▶ [The task]:
Which lines hold the string "chart"? Copy every one of them.

▶ [Available data]:
____

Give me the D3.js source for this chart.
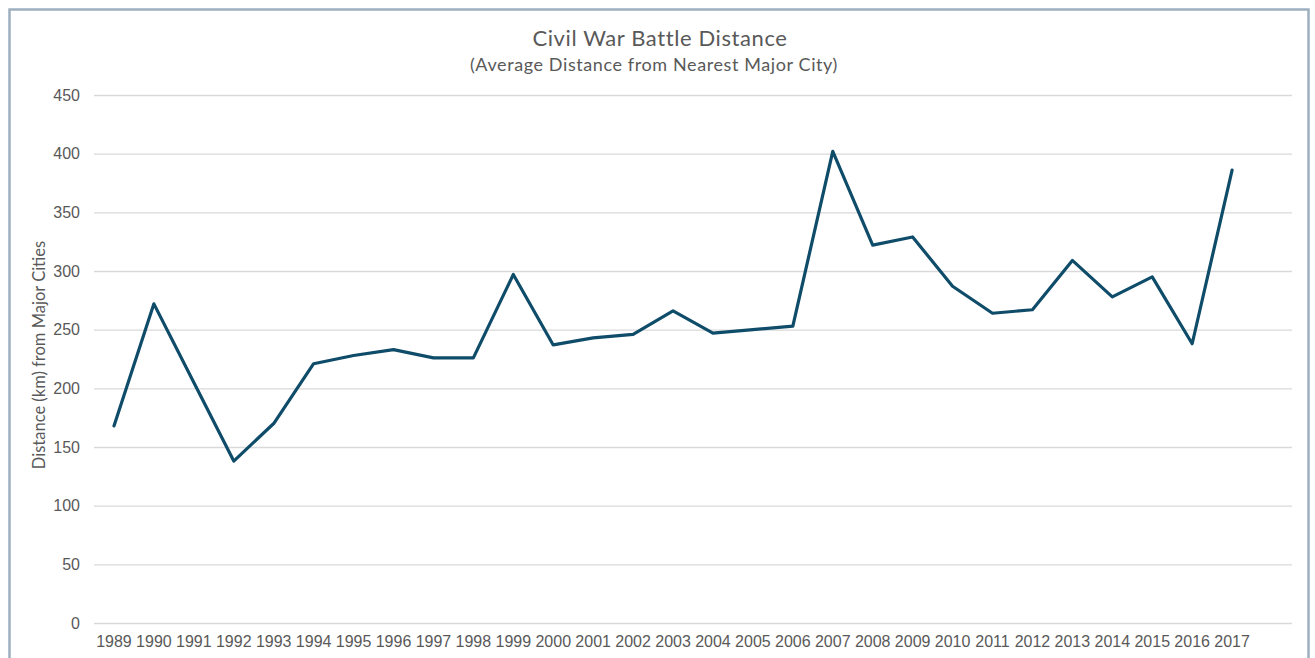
<!DOCTYPE html>
<html>
<head>
<meta charset="utf-8">
<script src="https://cdn.jsdelivr.net/npm/d3@7"></script>
<style>
  body { margin: 0; background: #ffffff; }
  svg { display: block; font-family: Lato, "Open Sans", sans-serif; }
  .tick text { fill: #595959; font-size: 16px; }
</style>
</head>
<body>
<svg id="chart"></svg>
<script>
//data
const years = ["1989", "1990", "1991", "1992", "1993", "1994", "1995", "1996", "1997", "1998",
    "1999", "2000", "2001", "2002", "2003", "2004", "2005", "2006", "2007", "2008",
    "2009", "2010", "2011", "2012", "2013", "2014", "2015", "2016", "2017"];
const distance = [168, 272, 205, 138, 170, 221, 228, 233, 226, 226,
    297, 237, 243, 246, 266, 247, 250, 253, 402, 322,
    329, 287, 264, 267, 309, 278, 295, 238, 386];
const yTicks = [0, 50, 100, 150, 200, 250, 300, 350, 400, 450];

const title = "Civil War Battle Distance";
const subtitle = "(Average Distance from Nearest Major City)";
const yLabel = "Distance (km) from Major Cities";

//constants
const W = 1315, H = 658;
const margin = {top: 95, right: 23, bottom: 35, left: 94};
const width = W - margin.left - margin.right;
const height = H - margin.top - margin.bottom;

//canvas
const svg = d3.select("#chart")
    .attr("width", W)
    .attr("height", H);

//frame
svg.append("rect")
    .attr("x", 9.5)
    .attr("y", 9.5)
    .attr("width", 1299)
    .attr("height", 680)
    .attr("fill", "none")
    .attr("stroke", "#9eafc0")
    .attr("stroke-width", 2.5);

const g = svg.append("g")
    .attr("transform", "translate(" + margin.left + "," + margin.top + ")");

//scales (the category axis keeps one empty slot at the right end)
const xScale = d3.scaleBand()
    .domain(years)
    .range([0, width * years.length / (years.length + 1)]);

const yScale = d3.scaleLinear()
    .domain([0, 450])
    .range([height, 0]);

//grid
g.append("g")
    .attr("class", "grid")
    .call(d3.axisLeft(yScale)
        .tickValues(yTicks)
        .tickSize(-width)
        .tickFormat(""))
    .call(s => s.select(".domain").remove())
    .call(s => s.selectAll("line").attr("stroke", "#d9d9d9").attr("stroke-width", 1.3));

//axes
g.append("g")
    .attr("class", "axis--y")
    .call(d3.axisLeft(yScale)
        .tickValues(yTicks)
        .tickSize(0)
        .tickPadding(14))
    .call(s => s.select(".domain").remove());

g.append("g")
    .attr("class", "axis--x")
    .attr("transform", "translate(0," + height + ")")
    .call(d3.axisBottom(xScale)
        .tickSize(0)
        .tickPadding(13))
    .call(s => s.select(".domain").remove());

//line
const line = d3.line()
    .x((d, i) => xScale(years[i]) + xScale.bandwidth() / 2)
    .y(d => yScale(d));

g.append("path")
    .datum(distance)
    .attr("d", line)
    .attr("fill", "none")
    .attr("stroke", "#0f4c69")
    .attr("stroke-width", 3.2)
    .attr("stroke-linejoin", "round")
    .attr("stroke-linecap", "round");

//titles
svg.append("text")
    .attr("x", 660)
    .attr("y", 46)
    .attr("text-anchor", "middle")
    .style("font-size", "22px")
    .style("letter-spacing", "0.6px")
    .style("fill", "#595959")
    .text(title);

svg.append("text")
    .attr("x", 654)
    .attr("y", 71)
    .attr("text-anchor", "middle")
    .style("font-size", "18px")
    .style("letter-spacing", "0.6px")
    .style("fill", "#595959")
    .text(subtitle);

svg.append("text")
    .attr("transform", "translate(45,355) rotate(-90)")
    .attr("text-anchor", "middle")
    .style("font-size", "16.5px")
    .style("fill", "#595959")
    .text(yLabel);
</script>
</body>
</html>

____

▶ [Written reply]:
Give me the D3.js source for this chart.
<svg id="chart"></svg>
const svg = d3.select("#chart")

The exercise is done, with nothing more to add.